= INSTRUCTIONS TO FOLLOW =
Give every line back verbatim, dropping all images.

= DATA =
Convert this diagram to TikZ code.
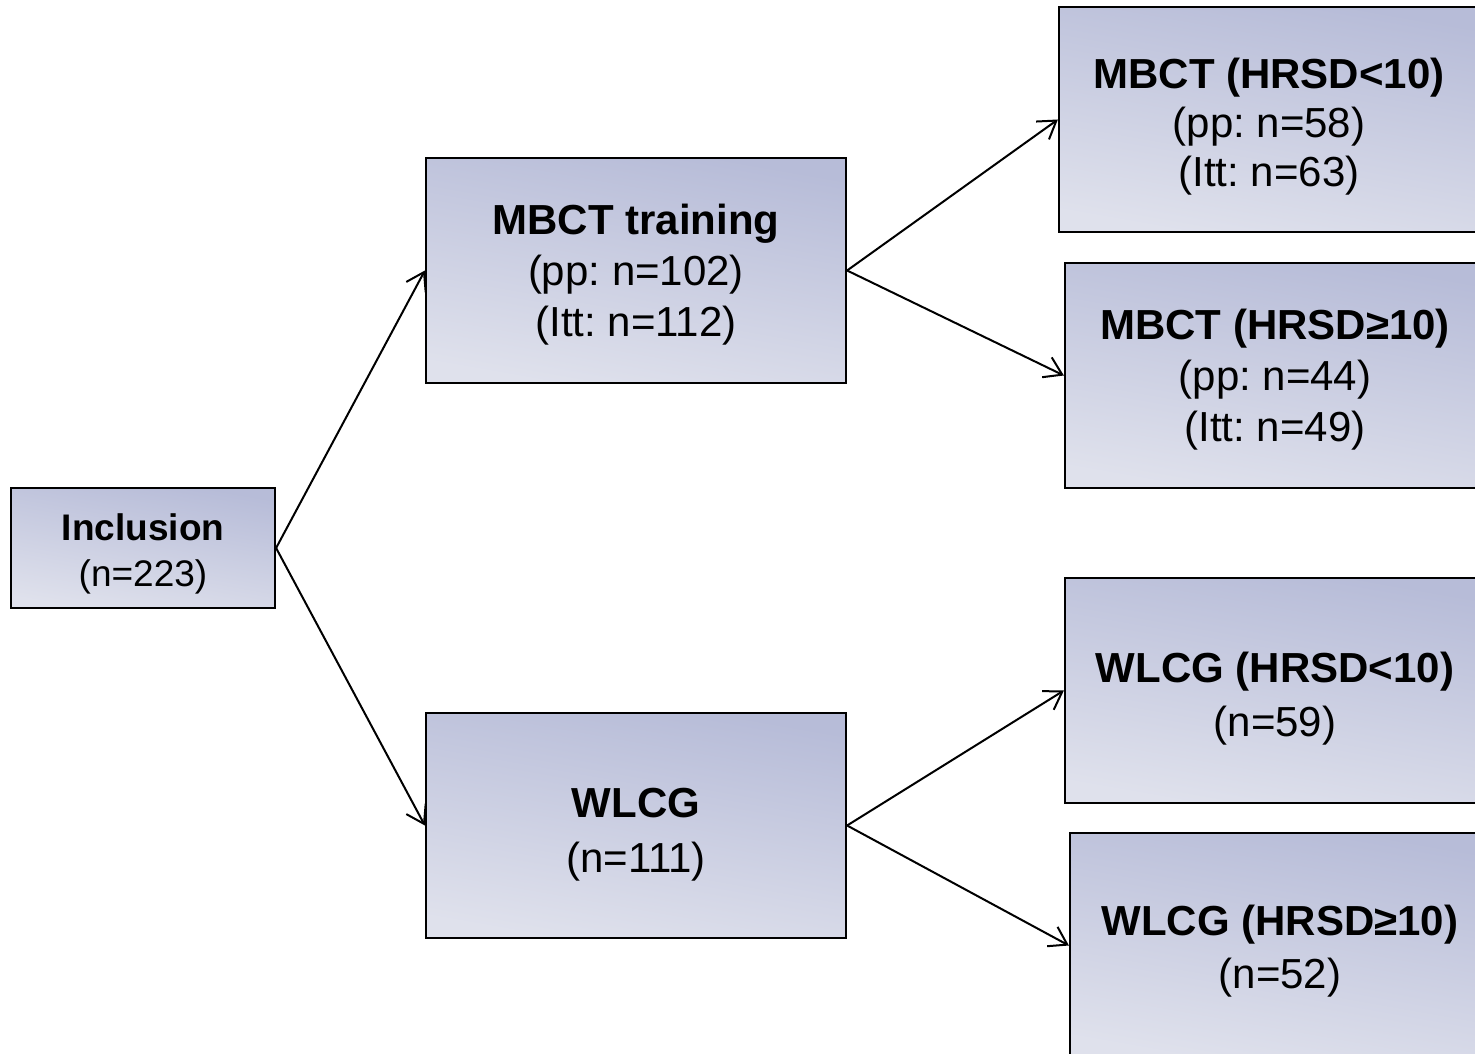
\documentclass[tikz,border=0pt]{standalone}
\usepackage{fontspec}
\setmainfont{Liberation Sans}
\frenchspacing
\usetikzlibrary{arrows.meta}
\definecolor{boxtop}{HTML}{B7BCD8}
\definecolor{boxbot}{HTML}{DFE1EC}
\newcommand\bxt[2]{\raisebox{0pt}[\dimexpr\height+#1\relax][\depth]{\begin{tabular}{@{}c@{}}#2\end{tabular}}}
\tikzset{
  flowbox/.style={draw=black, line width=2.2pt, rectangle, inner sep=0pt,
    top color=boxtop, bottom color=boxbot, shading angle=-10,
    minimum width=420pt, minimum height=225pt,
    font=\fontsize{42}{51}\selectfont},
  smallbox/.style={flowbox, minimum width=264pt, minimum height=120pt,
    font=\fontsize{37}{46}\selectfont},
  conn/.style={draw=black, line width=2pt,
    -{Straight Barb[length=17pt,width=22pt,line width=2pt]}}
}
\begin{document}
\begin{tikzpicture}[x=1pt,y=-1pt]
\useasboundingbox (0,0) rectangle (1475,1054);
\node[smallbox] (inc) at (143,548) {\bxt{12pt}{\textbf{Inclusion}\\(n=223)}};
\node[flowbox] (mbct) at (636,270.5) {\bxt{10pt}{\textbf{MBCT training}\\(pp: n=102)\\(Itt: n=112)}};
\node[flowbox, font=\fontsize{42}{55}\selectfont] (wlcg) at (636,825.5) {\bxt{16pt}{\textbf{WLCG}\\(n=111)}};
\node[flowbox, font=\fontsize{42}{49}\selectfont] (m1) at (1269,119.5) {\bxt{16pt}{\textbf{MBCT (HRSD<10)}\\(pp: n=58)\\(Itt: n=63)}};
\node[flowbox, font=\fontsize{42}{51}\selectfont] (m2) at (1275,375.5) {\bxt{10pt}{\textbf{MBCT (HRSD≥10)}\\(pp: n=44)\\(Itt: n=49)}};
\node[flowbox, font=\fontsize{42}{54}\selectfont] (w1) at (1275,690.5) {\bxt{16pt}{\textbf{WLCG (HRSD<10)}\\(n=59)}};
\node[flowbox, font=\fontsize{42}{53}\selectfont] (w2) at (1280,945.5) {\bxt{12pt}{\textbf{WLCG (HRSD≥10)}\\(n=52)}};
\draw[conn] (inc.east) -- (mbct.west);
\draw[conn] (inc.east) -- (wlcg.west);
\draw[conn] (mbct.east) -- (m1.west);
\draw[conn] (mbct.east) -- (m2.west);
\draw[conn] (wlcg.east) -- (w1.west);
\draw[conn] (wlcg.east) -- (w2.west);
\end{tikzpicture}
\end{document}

= COMPLETE OUTPUT =
Convert this diagram to TikZ code.
\documentclass[tikz,border=0pt]{standalone}
\usepackage{fontspec}
\setmainfont{Liberation Sans}
\frenchspacing
\usetikzlibrary{arrows.meta}
\definecolor{boxtop}{HTML}{B7BCD8}
\definecolor{boxbot}{HTML}{DFE1EC}
\newcommand\bxt[2]{\raisebox{0pt}[\dimexpr\height+#1\relax][\depth]{\begin{tabular}{@{}c@{}}#2\end{tabular}}}
\tikzset{
  flowbox/.style={draw=black, line width=2.2pt, rectangle, inner sep=0pt,
    top color=boxtop, bottom color=boxbot, shading angle=-10,
    minimum width=420pt, minimum height=225pt,
    font=\fontsize{42}{51}\selectfont},
  smallbox/.style={flowbox, minimum width=264pt, minimum height=120pt,
    font=\fontsize{37}{46}\selectfont},
  conn/.style={draw=black, line width=2pt,
    -{Straight Barb[length=17pt,width=22pt,line width=2pt]}}
}
\begin{document}
\begin{tikzpicture}[x=1pt,y=-1pt]
\useasboundingbox (0,0) rectangle (1475,1054);
\node[smallbox] (inc) at (143,548) {\bxt{12pt}{\textbf{Inclusion}\\(n=223)}};
\node[flowbox] (mbct) at (636,270.5) {\bxt{10pt}{\textbf{MBCT training}\\(pp: n=102)\\(Itt: n=112)}};
\node[flowbox, font=\fontsize{42}{55}\selectfont] (wlcg) at (636,825.5) {\bxt{16pt}{\textbf{WLCG}\\(n=111)}};
\node[flowbox, font=\fontsize{42}{49}\selectfont] (m1) at (1269,119.5) {\bxt{16pt}{\textbf{MBCT (HRSD<10)}\\(pp: n=58)\\(Itt: n=63)}};
\node[flowbox, font=\fontsize{42}{51}\selectfont] (m2) at (1275,375.5) {\bxt{10pt}{\textbf{MBCT (HRSD≥10)}\\(pp: n=44)\\(Itt: n=49)}};
\node[flowbox, font=\fontsize{42}{54}\selectfont] (w1) at (1275,690.5) {\bxt{16pt}{\textbf{WLCG (HRSD<10)}\\(n=59)}};
\node[flowbox, font=\fontsize{42}{53}\selectfont] (w2) at (1280,945.5) {\bxt{12pt}{\textbf{WLCG (HRSD≥10)}\\(n=52)}};
\draw[conn] (inc.east) -- (mbct.west);
\draw[conn] (inc.east) -- (wlcg.west);
\draw[conn] (mbct.east) -- (m1.west);
\draw[conn] (mbct.east) -- (m2.west);
\draw[conn] (wlcg.east) -- (w1.west);
\draw[conn] (wlcg.east) -- (w2.west);
\end{tikzpicture}
\end{document}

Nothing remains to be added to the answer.